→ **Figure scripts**
-=-=-
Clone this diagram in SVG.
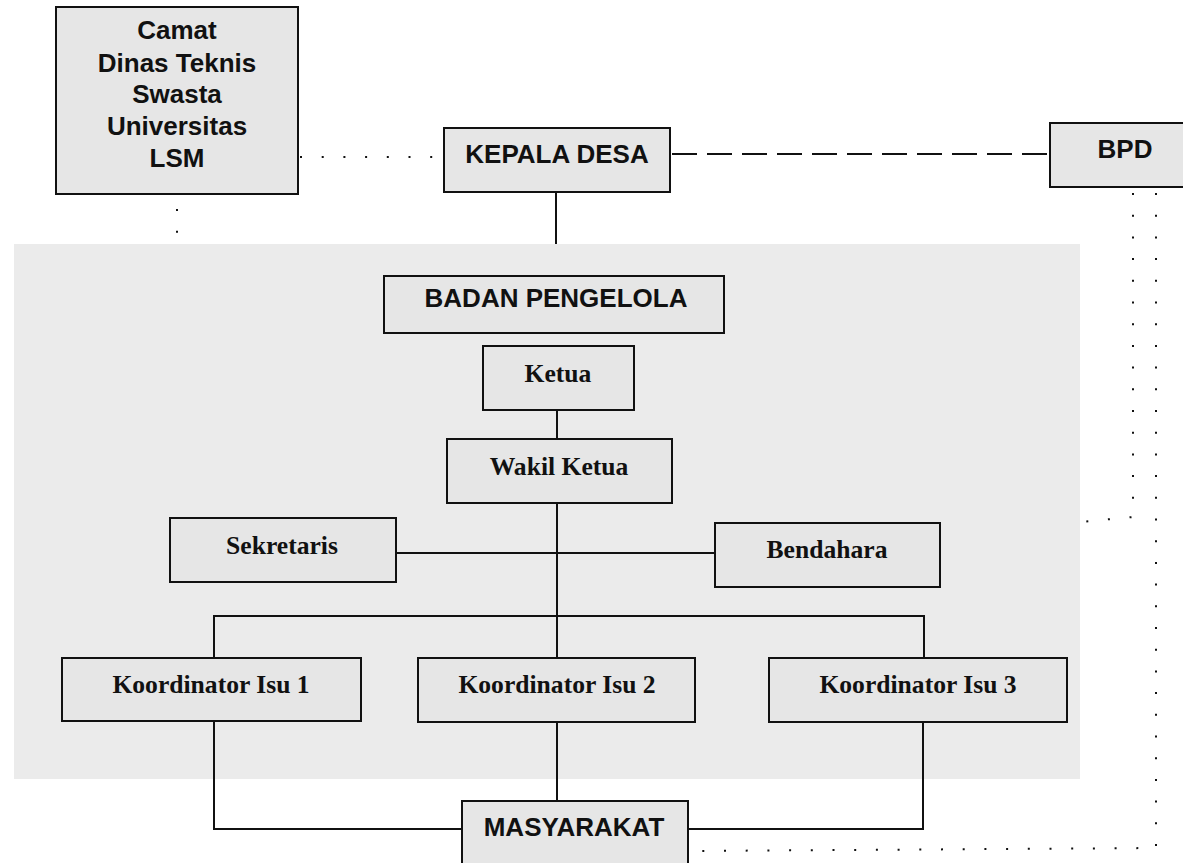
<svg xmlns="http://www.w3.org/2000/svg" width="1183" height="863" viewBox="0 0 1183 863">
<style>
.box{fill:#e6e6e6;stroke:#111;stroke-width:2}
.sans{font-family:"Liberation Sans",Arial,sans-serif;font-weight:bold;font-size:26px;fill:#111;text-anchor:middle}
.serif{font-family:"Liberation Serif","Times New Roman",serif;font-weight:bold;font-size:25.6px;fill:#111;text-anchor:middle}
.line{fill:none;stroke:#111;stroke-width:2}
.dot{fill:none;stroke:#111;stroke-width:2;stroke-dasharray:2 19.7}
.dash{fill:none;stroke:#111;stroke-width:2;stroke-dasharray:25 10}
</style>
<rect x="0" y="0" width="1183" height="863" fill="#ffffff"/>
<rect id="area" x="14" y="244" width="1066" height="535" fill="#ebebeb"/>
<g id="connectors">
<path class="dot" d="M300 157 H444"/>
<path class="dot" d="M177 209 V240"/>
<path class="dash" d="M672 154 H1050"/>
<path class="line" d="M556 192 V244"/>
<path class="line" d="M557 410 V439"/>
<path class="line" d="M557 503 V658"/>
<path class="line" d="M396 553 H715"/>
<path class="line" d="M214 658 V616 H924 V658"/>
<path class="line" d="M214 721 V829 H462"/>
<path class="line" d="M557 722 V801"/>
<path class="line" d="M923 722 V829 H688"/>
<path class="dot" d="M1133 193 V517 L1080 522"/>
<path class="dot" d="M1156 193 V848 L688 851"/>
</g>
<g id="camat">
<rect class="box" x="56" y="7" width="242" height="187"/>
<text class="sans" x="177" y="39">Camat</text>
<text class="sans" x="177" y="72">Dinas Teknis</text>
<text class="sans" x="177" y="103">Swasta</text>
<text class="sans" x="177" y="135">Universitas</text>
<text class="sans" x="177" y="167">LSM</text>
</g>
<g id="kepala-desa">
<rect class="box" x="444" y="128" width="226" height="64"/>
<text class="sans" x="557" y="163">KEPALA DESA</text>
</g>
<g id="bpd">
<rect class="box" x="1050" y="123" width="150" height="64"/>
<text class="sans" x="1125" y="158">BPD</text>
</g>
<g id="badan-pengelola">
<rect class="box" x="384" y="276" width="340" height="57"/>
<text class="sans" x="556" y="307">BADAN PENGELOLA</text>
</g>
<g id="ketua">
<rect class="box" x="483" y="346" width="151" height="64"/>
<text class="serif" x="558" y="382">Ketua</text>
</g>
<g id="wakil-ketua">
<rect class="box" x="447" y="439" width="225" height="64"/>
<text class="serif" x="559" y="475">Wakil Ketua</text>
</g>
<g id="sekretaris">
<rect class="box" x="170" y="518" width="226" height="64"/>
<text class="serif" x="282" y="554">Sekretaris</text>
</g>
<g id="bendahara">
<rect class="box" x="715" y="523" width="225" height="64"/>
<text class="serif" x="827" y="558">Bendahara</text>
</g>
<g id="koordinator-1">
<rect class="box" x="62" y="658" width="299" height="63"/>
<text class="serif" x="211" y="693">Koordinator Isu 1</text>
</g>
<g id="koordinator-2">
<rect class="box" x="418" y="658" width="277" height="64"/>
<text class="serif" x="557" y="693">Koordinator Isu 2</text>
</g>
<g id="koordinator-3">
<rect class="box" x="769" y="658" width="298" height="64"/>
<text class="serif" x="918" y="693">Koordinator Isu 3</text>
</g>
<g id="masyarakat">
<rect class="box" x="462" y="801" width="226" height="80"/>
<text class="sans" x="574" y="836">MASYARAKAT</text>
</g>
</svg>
-=-=-
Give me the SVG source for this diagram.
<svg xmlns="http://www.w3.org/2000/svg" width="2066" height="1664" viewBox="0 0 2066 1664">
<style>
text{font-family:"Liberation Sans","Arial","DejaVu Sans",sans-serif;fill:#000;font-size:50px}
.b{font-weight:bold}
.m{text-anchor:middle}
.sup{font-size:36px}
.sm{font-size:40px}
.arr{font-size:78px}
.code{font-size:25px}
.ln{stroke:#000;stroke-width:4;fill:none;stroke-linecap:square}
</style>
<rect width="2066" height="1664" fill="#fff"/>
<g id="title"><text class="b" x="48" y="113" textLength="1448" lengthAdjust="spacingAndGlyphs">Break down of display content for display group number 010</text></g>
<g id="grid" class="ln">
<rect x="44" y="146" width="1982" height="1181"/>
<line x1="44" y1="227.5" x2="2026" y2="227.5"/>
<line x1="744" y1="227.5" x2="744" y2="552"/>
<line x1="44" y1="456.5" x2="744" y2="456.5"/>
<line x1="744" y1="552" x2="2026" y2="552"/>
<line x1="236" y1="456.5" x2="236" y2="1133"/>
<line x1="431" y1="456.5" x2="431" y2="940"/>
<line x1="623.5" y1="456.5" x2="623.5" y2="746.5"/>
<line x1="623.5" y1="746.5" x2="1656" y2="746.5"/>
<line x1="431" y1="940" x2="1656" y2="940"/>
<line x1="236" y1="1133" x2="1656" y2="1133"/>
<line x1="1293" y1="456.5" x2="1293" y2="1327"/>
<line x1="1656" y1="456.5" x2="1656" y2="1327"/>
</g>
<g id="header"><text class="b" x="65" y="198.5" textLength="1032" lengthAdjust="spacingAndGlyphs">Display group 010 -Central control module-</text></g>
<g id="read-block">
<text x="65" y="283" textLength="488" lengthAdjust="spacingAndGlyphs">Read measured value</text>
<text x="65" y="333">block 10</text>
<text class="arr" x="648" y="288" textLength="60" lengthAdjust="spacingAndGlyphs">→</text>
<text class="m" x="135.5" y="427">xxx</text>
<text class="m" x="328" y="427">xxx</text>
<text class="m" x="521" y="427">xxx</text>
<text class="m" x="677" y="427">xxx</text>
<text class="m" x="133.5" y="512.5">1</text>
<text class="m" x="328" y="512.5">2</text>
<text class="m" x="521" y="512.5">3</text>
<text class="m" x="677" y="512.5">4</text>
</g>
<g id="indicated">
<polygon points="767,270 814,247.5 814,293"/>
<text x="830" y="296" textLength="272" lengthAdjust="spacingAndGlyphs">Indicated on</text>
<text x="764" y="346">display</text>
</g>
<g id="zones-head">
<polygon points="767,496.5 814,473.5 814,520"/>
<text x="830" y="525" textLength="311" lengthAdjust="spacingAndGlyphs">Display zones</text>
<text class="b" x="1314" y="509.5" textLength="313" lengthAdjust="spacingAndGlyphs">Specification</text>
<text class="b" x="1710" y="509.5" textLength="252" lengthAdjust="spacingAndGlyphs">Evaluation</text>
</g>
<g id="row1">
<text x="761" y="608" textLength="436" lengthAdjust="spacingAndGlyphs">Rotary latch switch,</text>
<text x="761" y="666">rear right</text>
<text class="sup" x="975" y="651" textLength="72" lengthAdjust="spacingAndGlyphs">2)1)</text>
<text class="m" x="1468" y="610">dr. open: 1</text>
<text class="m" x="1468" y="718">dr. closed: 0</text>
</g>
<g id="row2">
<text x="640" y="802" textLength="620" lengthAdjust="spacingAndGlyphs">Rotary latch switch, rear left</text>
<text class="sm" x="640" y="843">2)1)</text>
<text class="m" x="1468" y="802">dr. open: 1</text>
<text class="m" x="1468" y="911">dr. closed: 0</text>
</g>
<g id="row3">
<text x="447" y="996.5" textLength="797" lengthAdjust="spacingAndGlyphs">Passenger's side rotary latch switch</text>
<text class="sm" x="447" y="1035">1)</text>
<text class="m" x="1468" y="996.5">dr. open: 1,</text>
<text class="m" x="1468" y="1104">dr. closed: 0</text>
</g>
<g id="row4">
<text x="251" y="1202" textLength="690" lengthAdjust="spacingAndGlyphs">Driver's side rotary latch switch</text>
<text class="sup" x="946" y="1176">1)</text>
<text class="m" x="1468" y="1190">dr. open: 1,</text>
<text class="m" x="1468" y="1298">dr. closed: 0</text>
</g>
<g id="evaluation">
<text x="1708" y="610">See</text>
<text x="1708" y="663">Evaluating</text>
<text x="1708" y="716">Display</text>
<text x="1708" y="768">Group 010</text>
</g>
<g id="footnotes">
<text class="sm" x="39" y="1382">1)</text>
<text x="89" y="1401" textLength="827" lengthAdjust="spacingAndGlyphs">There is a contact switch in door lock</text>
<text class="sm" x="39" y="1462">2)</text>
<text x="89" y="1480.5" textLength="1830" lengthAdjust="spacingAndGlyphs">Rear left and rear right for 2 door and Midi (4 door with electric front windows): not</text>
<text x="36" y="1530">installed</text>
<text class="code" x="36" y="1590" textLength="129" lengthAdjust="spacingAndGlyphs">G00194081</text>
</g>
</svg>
-=-=-
→ **Task requirements**
Check all the records above and select each line where the string "diagram" is found.

→ **The completed task**
Clone this diagram in SVG.
Give me the SVG source for this diagram.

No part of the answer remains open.